In conclusion, Data Lakehouses offer a compelling solution for organizations seeking to harness the power of their data for advanced analytics, AI, and business intelligence. By combining the strengths of data lakes and data warehouses, data lakehouses address the limitations of earlier data architectures, enabling efficient storage, processing, and analysis of all data types at scale.
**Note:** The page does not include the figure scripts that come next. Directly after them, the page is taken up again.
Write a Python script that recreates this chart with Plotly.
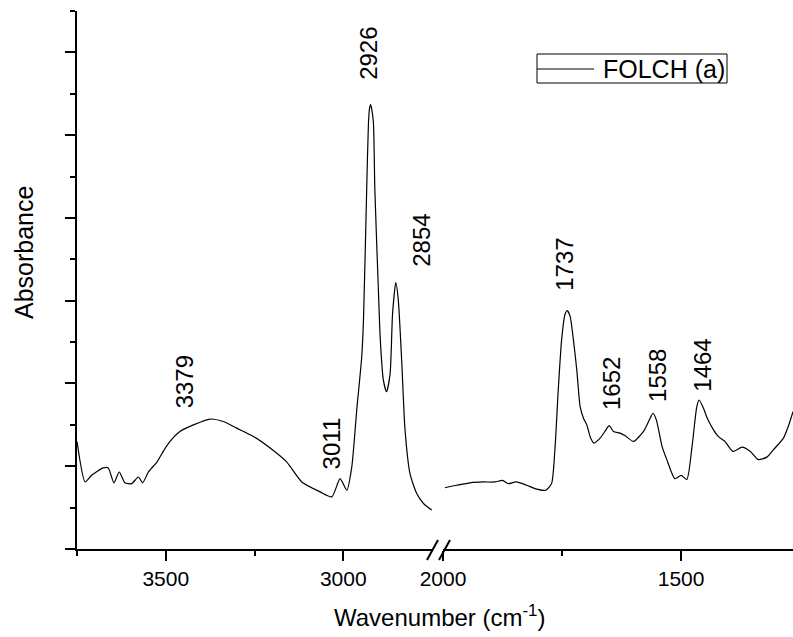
import plotly.graph_objects as go

# Left segment (high wavenumber) data
wn_left = [3750, 3727, 3709, 3676, 3662, 3646, 3631, 3615, 3596, 3577, 3565, 3549, 3525, 3507,
           3488, 3460, 3422, 3375, 3338, 3300, 3253, 3206, 3159, 3117, 3065, 3032, 3009, 2990,
           2976, 2962, 2948, 2943, 2934, 2929, 2926, 2923, 2920, 2915, 2911, 2901, 2896, 2887,
           2878, 2868, 2861, 2852, 2845, 2835, 2826, 2812, 2793, 2774, 2751]
abs_left = [0.130, 0.081, 0.089, 0.098, 0.098, 0.080, 0.093, 0.080, 0.079, 0.087, 0.080, 0.093,
            0.105, 0.118, 0.130, 0.142, 0.150, 0.157, 0.154, 0.146, 0.136, 0.122, 0.105, 0.081,
            0.069, 0.063, 0.085, 0.071, 0.099, 0.168, 0.232, 0.277, 0.434, 0.515, 0.532, 0.537,
            0.532, 0.515, 0.434, 0.313, 0.256, 0.204, 0.190, 0.212, 0.285, 0.322, 0.301, 0.224,
            0.144, 0.091, 0.067, 0.055, 0.047]

# Right segment (fingerprint) data
wn_right = [1996, 1971, 1943, 1915, 1891, 1875, 1863, 1847, 1824, 1807, 1784, 1772, 1765, 1758,
            1751, 1744, 1739, 1733, 1726, 1719, 1712, 1705, 1698, 1690, 1683, 1670, 1660, 1651,
            1642, 1628, 1618, 1600, 1579, 1565, 1559, 1552, 1540, 1530, 1513, 1500, 1488, 1477,
            1467, 1462, 1453, 1445, 1432, 1422, 1408, 1391, 1372, 1355, 1338, 1320, 1306, 1285,
            1275, 1265]
abs_right = [0.074, 0.077, 0.080, 0.081, 0.081, 0.083, 0.079, 0.081, 0.077, 0.073, 0.071, 0.079,
             0.120, 0.192, 0.252, 0.283, 0.288, 0.281, 0.252, 0.216, 0.172, 0.158, 0.150, 0.134,
             0.128, 0.134, 0.142, 0.149, 0.142, 0.140, 0.137, 0.130, 0.142, 0.158, 0.164, 0.156,
             0.124, 0.108, 0.085, 0.089, 0.084, 0.124, 0.172, 0.180, 0.170, 0.158, 0.144, 0.136,
             0.130, 0.118, 0.123, 0.118, 0.108, 0.111, 0.120, 0.134, 0.148, 0.166]

# Peak labels: text, x position, y (bottom of label), axis
peak_labels = ["3379", "3011", "2926", "2854", "1737", "1652", "1558", "1464"]
peak_x = [3446, 3034, 2927, 2778, 1744, 1645, 1550, 1454]
peak_y = [0.168, 0.094, 0.564, 0.338, 0.310, 0.165, 0.175, 0.187]
peak_axis = ["x", "x", "x", "x", "x2", "x2", "x2", "x2"]

series_name = "FOLCH (a)"
x_title = "Wavenumber (cm<sup>-1</sup>)"
y_title = "Absorbance"

FONT = "Liberation Sans, Arial, sans-serif"
W, H = 793, 637
ML, MR, MT, MB = 77, 0, 11, 88
PW = W - ML - MR
PH = H - MT - MB


def px(xp):
    return (xp - ML) / PW


def py(yp):
    return (H - MB - yp) / PH


fig = go.Figure()
fig.add_trace(go.Scatter(x=wn_left, y=abs_left, mode="lines", xaxis="x", yaxis="y",
                         line=dict(color="black", width=1.2, shape="spline", smoothing=0.6),
                         name=series_name, showlegend=False))
fig.add_trace(go.Scatter(x=wn_right, y=abs_right, mode="lines", xaxis="x2", yaxis="y",
                         line=dict(color="black", width=1.2, shape="spline", smoothing=0.6),
                         name=series_name, showlegend=False))

annotations = []
for t, xv, yv, ax in zip(peak_labels, peak_x, peak_y, peak_axis):
    annotations.append(dict(text=t, x=xv, y=yv, xref=ax, yref="y", showarrow=False,
                            textangle=-90, xanchor="center", yanchor="bottom",
                            font=dict(family=FONT, size=24, color="black")))

# manual legend
annotations.append(dict(text=series_name, x=px(601), y=py(69), xref="paper", yref="paper",
                        showarrow=False, xanchor="left", yanchor="middle",
                        font=dict(family=FONT, size=25, color="black")))
# axis titles
annotations.append(dict(text=x_title, x=px(440), y=py(616), xref="paper", yref="paper",
                        showarrow=False, xanchor="center", yanchor="middle",
                        font=dict(family=FONT, size=24, color="black")))
annotations.append(dict(text=y_title, x=px(24), y=py(252), xref="paper", yref="paper",
                        showarrow=False, xanchor="center", yanchor="middle", textangle=-90,
                        font=dict(family=FONT, size=25, color="black")))

shapes = [
    dict(type="rect", xref="paper", yref="paper", x0=px(537), x1=px(727), y0=py(54), y1=py(83),
         line=dict(color="black", width=1)),
    dict(type="line", xref="paper", yref="paper", x0=px(537), x1=px(594), y0=py(69), y1=py(69),
         line=dict(color="black", width=1)),
    # axis break marks
    dict(type="line", xref="paper", yref="paper", x0=px(427), x1=px(438), y0=py(560), y1=py(540),
         line=dict(color="black", width=2)),
    dict(type="line", xref="paper", yref="paper", x0=px(439), x1=px(450), y0=py(560), y1=py(540),
         line=dict(color="black", width=2)),
]

tickfont = dict(family=FONT, size=21, color="black")
common_x = dict(showline=True, linecolor="black", linewidth=2, ticks="outside", ticklen=10,
                tickwidth=2, tickcolor="black", showgrid=False, zeroline=False,
                tickfont=tickfont, anchor="y", automargin=False)

fig.update_layout(
    width=W, height=H,
    margin=dict(l=ML, r=MR, t=MT, b=MB, autoexpand=False),
    paper_bgcolor="white", plot_bgcolor="white",
    showlegend=False,
    xaxis=dict(domain=[0, px(432)], range=[3750, 2750], tickvals=[3500, 3000],
               minor=dict(tickvals=[3750, 3250], ticks="outside", ticklen=5, tickwidth=2,
                          tickcolor="black"),
               **common_x),
    xaxis2=dict(domain=[px(443), 1], range=[2000, 1265], tickvals=[2000, 1500],
                minor=dict(tickvals=[1750], ticks="outside", ticklen=5, tickwidth=2,
                           tickcolor="black"),
                **common_x),
    yaxis=dict(domain=[0, 1], range=[0, 0.65], showline=True, linecolor="black", linewidth=2,
               ticks="outside", ticklen=10, tickwidth=2, tickcolor="black", dtick=0.1, tick0=0,
               showticklabels=False, showgrid=False, zeroline=False, automargin=False,
               minor=dict(dtick=0.05, ticks="outside", ticklen=5, tickwidth=2,
                          tickcolor="black")),
    annotations=annotations,
    shapes=shapes,
)

fig.write_html("out.html", config={"displayModeBar": False},
               post_script="document.body.style.margin='0px';")
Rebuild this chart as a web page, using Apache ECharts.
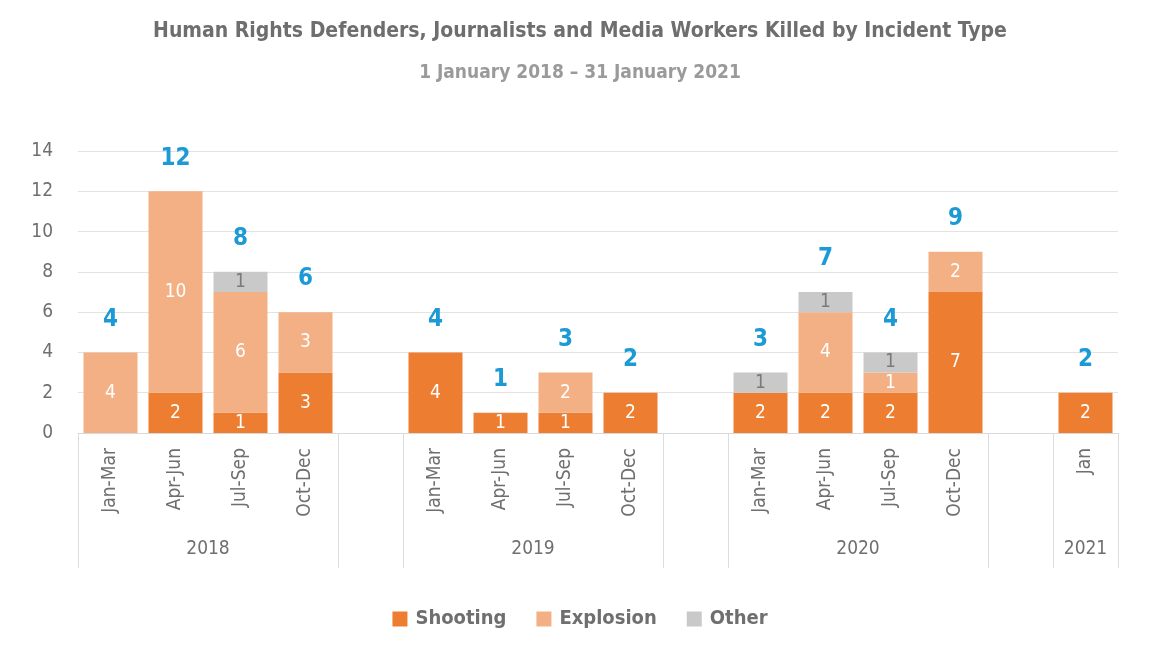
<!DOCTYPE html>
<html>
<head>
<meta charset="utf-8">
<script src="https://cdn.jsdelivr.net/npm/echarts@6/dist/echarts.min.js"></script>
<style>
  html, body { margin: 0; padding: 0; background: #fff; }
  #chart { width: 1160px; height: 645px; }
</style>
</head>
<body>
<div id="chart"></div>
<script>
// 每组之间留一个空位（'' / null）
const categories = ['Jan-Mar', 'Apr-Jun', 'Jul-Sep', 'Oct-Dec', '',
  'Jan-Mar', 'Apr-Jun', 'Jul-Sep', 'Oct-Dec', '',
  'Jan-Mar', 'Apr-Jun', 'Jul-Sep', 'Oct-Dec', '',
  'Jan']
const years = ['2018', '2019', '2020', '2021']
const shooting = [0, 2, 1, 3, null, 4, 1, 1, 2, null, 2, 2, 2, 7, null, 2]
const explosion = [4, 10, 6, 3, null, 0, 0, 2, 0, null, 0, 4, 1, 2, null, 0]
const other = [0, 0, 1, 0, null, 0, 0, 0, 0, null, 1, 1, 1, 0, null, 0]
const yTicks = [0, 2, 4, 6, 8, 10, 12, 14]

const FONT = '"Liberation Sans Narrow", "DejaVu Sans Condensed", sans-serif'

// 合计
const totals = categories.map((c, i) => c === '' ? null : (shooting[i] || 0) + (explosion[i] || 0) + (other[i] || 0))

// 年份分组的边界和中心
let bounds = []
let centers = []
let start = 0
categories.forEach((c, i) => {
  if (c === '') {
    bounds.push(start, i)
    centers.push((start + i) / 2)
    start = i + 1
  }
})
bounds.push(start, categories.length)
centers.push((start + categories.length) / 2)

const hideZero = p => (p.value ? p.value : '')

const chart = echarts.init(document.getElementById('chart'))
chart.setOption({
  animation: false,
  textStyle: { fontFamily: FONT },
  title: {
    text: 'Human Rights Defenders, Journalists and Media Workers Killed by Incident Type',
    subtext: '1 January 2018 – 31 January 2021',
    left: 'center',
    top: 16,
    itemGap: 22,
    textStyle: { fontFamily: FONT, fontSize: 21, fontWeight: 'bold', color: '#6e6e6e' },
    subtextStyle: { fontFamily: FONT, fontSize: 19, fontWeight: 'bold', color: '#9a9a9a' }
  },
  legend: {
    bottom: 11,
    left: 'center',
    data: ['Shooting', 'Explosion', 'Other'],
    itemWidth: 15,
    itemHeight: 15,
    itemGap: 30,
    icon: 'rect',
    textStyle: { fontFamily: FONT, fontSize: 20, color: '#6f6f6f', fontWeight: 'bold', padding: [0, 0, 0, 3] }
  },
  grid: { left: 78, right: 42, top: 151, bottom: 212 },
  xAxis: [{
    type: 'category',
    data: categories,
    axisLine: { lineStyle: { color: '#d9d9d9' } },
    axisTick: { show: false },
    axisLabel: {
      rotate: 90,
      interval: 0,
      margin: 15,
      fontSize: 19,
      color: '#6f6f6f',
      fontFamily: FONT
    }
  }, {
    type: 'value',
    position: 'bottom',
    min: 0,
    max: categories.length,
    interval: 0.5,
    axisLine: { show: false },
    splitLine: { show: false },
    axisTick: {
      show: true,
      inside: false,
      length: 135,
      customValues: bounds,
      lineStyle: { color: '#dcdcdc' }
    },
    axisLabel: {
      customValues: centers,
      margin: 107,
      fontSize: 19,
      color: '#6f6f6f',
      fontFamily: FONT,
      formatter: v => years[centers.indexOf(v)] || ''
    }
  }],
  yAxis: {
    type: 'value',
    min: 0,
    max: yTicks[yTicks.length - 1],
    interval: yTicks[1] - yTicks[0],
    axisLine: { show: false },
    axisTick: { show: false },
    splitLine: { lineStyle: { color: '#e3e3e3' } },
    axisLabel: { fontSize: 19, color: '#6f6f6f', margin: 25, fontFamily: FONT }
  },
  series: [{
    name: 'Shooting',
    type: 'bar',
    stack: 'all',
    barWidth: 54,
    data: shooting,
    itemStyle: { color: '#ED7D31' },
    label: { show: true, position: 'inside', color: '#fff', fontSize: 19, fontFamily: FONT, formatter: hideZero }
  }, {
    name: 'Explosion',
    type: 'bar',
    stack: 'all',
    data: explosion,
    itemStyle: { color: '#F3B084' },
    label: { show: true, position: 'inside', color: '#fff', fontSize: 19, fontFamily: FONT, formatter: hideZero }
  }, {
    name: 'Other',
    type: 'bar',
    stack: 'all',
    data: other,
    itemStyle: { color: '#C9C9C9' },
    label: { show: true, position: 'inside', color: '#7a7a7a', fontSize: 19, fontFamily: FONT, formatter: hideZero }
  }, {
    name: 'Total',
    type: 'bar',
    stack: 'all',
    data: totals.map(t => (t === null ? null : 0)),
    itemStyle: { color: 'transparent' },
    label: {
      show: true,
      position: 'top',
      distance: 21,
      color: '#1B9AD6',
      fontSize: 24,
      fontWeight: 'bold',
      fontFamily: FONT,
      formatter: p => (totals[p.dataIndex] === null ? '' : totals[p.dataIndex])
    }
  }]
})
</script>
</body>
</html>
With reduced costs, faster access, improved data governance, and open data formats, data lakehouses are poised to be a cornerstone of modern data-driven organizations.
FAQs
What are the limitations of Data Warehouses and Data Lakes?
Data Warehouses:
- Limited data types: Primarily handle structured data, making them unsuitable for unstructured and semi-structured data like sensor readings or social media posts.
- Slower querying for raw data: Extensive data transformation can slow down queries on raw data.
Data Lakes:
- Slower analysis: Lack of schema and data organization can lead to slower querying and analysis.
- Data governance challenges: Unstructured data makes it difficult to ensure data quality and compliance.
How does a Data Lakehouse address these limitations?
Data lakehouses combine the strengths of both worlds:
- Stores data in native formats: Like data lakes, they can store data in various formats without expensive transformations.
- Supports schema enforcement: Allows for defining structure and organization for better data quality and faster querying like data warehouses.
Who can benefit from Data Lakehouses?
Any organization that deals with a variety of data types and wants to leverage it for advanced analytics, machine learning, or business intelligence can benefit from data lakehouses.
What are some considerations before implementing a Data Lakehouse?
Data Architects might need to consider the following points before implementing a data lakehouse
- Data migration strategy: Plan how to migrate existing data from warehouses and lakes to the new platform.
- Security and access controls: Establish clear guidelines for data access and governance within the organization.
- Choosing the right tools and technologies: Select a data lakehouse solution that integrates well with your existing data ecosystem and offers the functionalities you need.